-- Exercise goal --
Return all of the data exactly, with nothing left out but the pictures.

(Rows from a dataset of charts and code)
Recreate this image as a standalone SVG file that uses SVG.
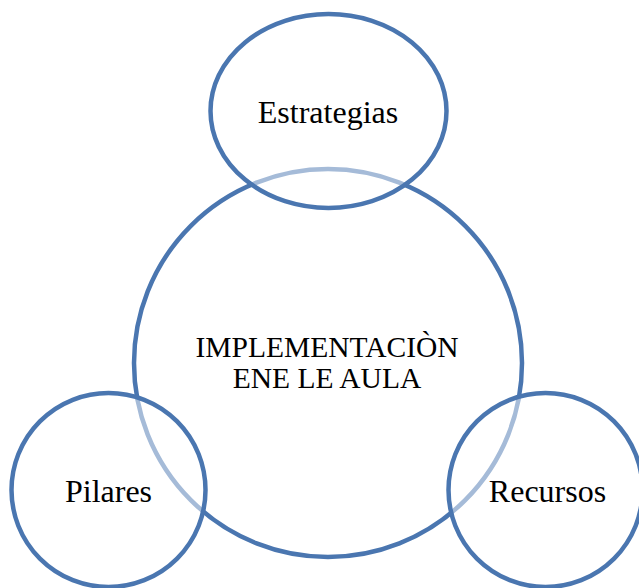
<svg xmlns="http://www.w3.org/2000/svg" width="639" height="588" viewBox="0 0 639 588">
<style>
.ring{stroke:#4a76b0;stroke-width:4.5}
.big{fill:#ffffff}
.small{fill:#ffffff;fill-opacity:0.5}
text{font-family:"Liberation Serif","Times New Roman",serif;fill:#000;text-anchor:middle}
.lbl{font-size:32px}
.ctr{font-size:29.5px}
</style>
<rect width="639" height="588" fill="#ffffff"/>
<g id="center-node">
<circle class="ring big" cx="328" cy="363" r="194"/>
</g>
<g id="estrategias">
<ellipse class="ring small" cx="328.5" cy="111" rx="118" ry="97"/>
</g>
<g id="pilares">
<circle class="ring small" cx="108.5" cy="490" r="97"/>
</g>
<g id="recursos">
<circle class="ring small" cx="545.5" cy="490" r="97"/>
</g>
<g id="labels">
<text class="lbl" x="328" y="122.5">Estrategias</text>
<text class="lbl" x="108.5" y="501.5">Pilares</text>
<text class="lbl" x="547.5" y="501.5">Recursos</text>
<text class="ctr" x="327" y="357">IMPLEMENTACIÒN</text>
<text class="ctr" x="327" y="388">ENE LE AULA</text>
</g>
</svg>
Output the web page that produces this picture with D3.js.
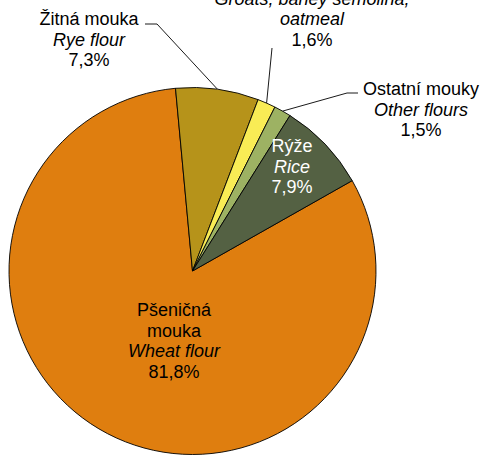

-- Response --
Recreate this image as a standalone SVG file that uses SVG.
<svg xmlns="http://www.w3.org/2000/svg" width="639" height="588" viewBox="0 0 639 588">
<style>
.ring{stroke:#4a76b0;stroke-width:4.5}
.big{fill:#ffffff}
.small{fill:#ffffff;fill-opacity:0.5}
text{font-family:"Liberation Serif","Times New Roman",serif;fill:#000;text-anchor:middle}
.lbl{font-size:32px}
.ctr{font-size:29.5px}
</style>
<rect width="639" height="588" fill="#ffffff"/>
<g id="center-node">
<circle class="ring big" cx="328" cy="363" r="194"/>
</g>
<g id="estrategias">
<ellipse class="ring small" cx="328.5" cy="111" rx="118" ry="97"/>
</g>
<g id="pilares">
<circle class="ring small" cx="108.5" cy="490" r="97"/>
</g>
<g id="recursos">
<circle class="ring small" cx="545.5" cy="490" r="97"/>
</g>
<g id="labels">
<text class="lbl" x="328" y="122.5">Estrategias</text>
<text class="lbl" x="108.5" y="501.5">Pilares</text>
<text class="lbl" x="547.5" y="501.5">Recursos</text>
<text class="ctr" x="327" y="357">IMPLEMENTACIÒN</text>
<text class="ctr" x="327" y="388">ENE LE AULA</text>
</g>
</svg>
Output the web page that produces this picture with D3.js.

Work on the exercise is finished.